Au Québec, dès septembre 2019, les écoles devront offrir, au minimum, deux périodes de 20 minutes de récréation aux élèves. « La cour de récréation, il faut [...] [la] rendre agréable et y investir massivement », dit Pierre Lavoie, qui ajoute qu'il ne suffit pas d'y « refaire les lignes ».
Les incontournables de l'école de demain

Une maquette exposée lors de la présentation du rapport du Lab-École Penser l'école de demain, à Québec.
Photo : Radio-Canada / Nicolas Vignault/Anne Marie Lecomte
Les auteurs du rapport qualifient d'« incontournables » les propositions faites au gouvernement du Québec.
Et ces propositions sont à mille lieues du « modèle linéaire qui est celui de bon nombre d'écoles québécoises : un corridor central distribue tous les espaces de l'école; classes, gymnases; bureaux administratifs, etc. ».
En lieu et place, le Lab-École préconise la lumière et la ventilation naturelles, des aires multifonctionnelles comme « espaces de collaboration », du mobilier permettant « de varier les positions corporelles », des gradins « au coeur de la vie scolaire », une cuisine adaptée et sécuritaire...
Et pour composer avec le bruit, les auteurs du rapport recommandent une fenestration et une acoustique adéquates.
[...] Ne pas situer les salles de classe à proximité des espaces achalandés et bruyants. Lorsque ce n’est pas possible, il est envisageable d’utiliser des zones tampons comme barrière acoustique, telles que les espaces de circulation et de rangement, ainsi que les toilettes.

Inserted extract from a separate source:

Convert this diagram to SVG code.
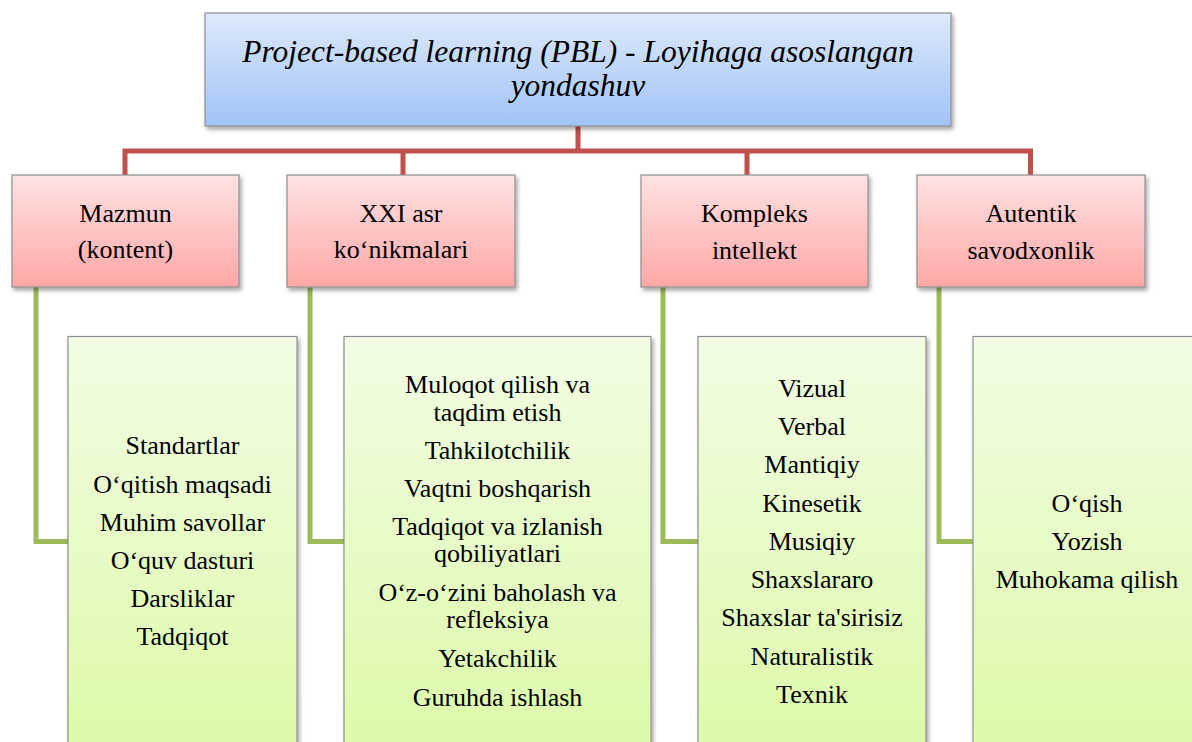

Les vestiaires : zone de conflit et de stress
Autre recommandation : mettre les « lieux névralgiques » que sont les vestiaires dans des zones où il n'y a pas de circulation, et non dans un couloir central très passant, comme c'est le cas actuellement.
Plusieurs enseignants ont mentionné que les vestiaires représentaient une zone potentielle de conflits et de stress, car les dégagements trop étroits contribuaient à une proximité non souhaitée entre les élèves. Les études soulignent même que ce serait un lieu propice à l’intimidation.
De plus, lorsque le beau temps succède à l'hiver, les vestiaires pourront servir à d'autres fins, suggère aussi le rapport.
Manger à l'école
Bon nombre d'élèves entrent aux aurores à l'école, y mangent le midi et y attendent leurs parents jusqu'à quelques heures après la fin des classes.
Or au Québec, seul le quart des écoles possèdent un lieu spécifique pour les repas. L'étude de Frerichs et coll., menée en 2015, illustre que « le peu d’espace destiné au dîner oblige une rotation de groupes à l’heure du midi, ce qui aurait pour effet de restreindre le temps consacré au repas ».
« Ton cerveau a besoin de 20 minutes pour savoir ce qu'il a mangé, affirme M. Larrivée. Si tu manges trop rapidement, tu vas trop manger ou tu ne mangeras pas assez. »
L'alimentation et ses grands principes doivent eux-mêmes être intégrés aux apprentissages, insiste Ricardo Larrivée. « Jusqu’à il y a tout récemment, dit-il, l’école a toujours été présente, depuis les débuts de la colonie, dans l’enseignement alimentaire. »
Jardiner à l'école : ça se fait déjà...
Le rapport recommande entre autres de doter les écoles d'un potager où l'on peut faire du « jardinage pédagogique ». Ça existe déjà : à Montréal, l’École Barthélemy-Vimont dispose depuis 2005 de légumes et de plantes aromatiques en pleine terre et en bacs.
Les auteurs du rapport ciblent ainsi leurs priorités : repenser l’école en synergie avec la communauté, arrimer la conception architecturale aux visées du projet éducatif de l’école, investir dans de nouveaux espaces, intégrer l’environnement extérieur en amont et réviser les paramètres actuels.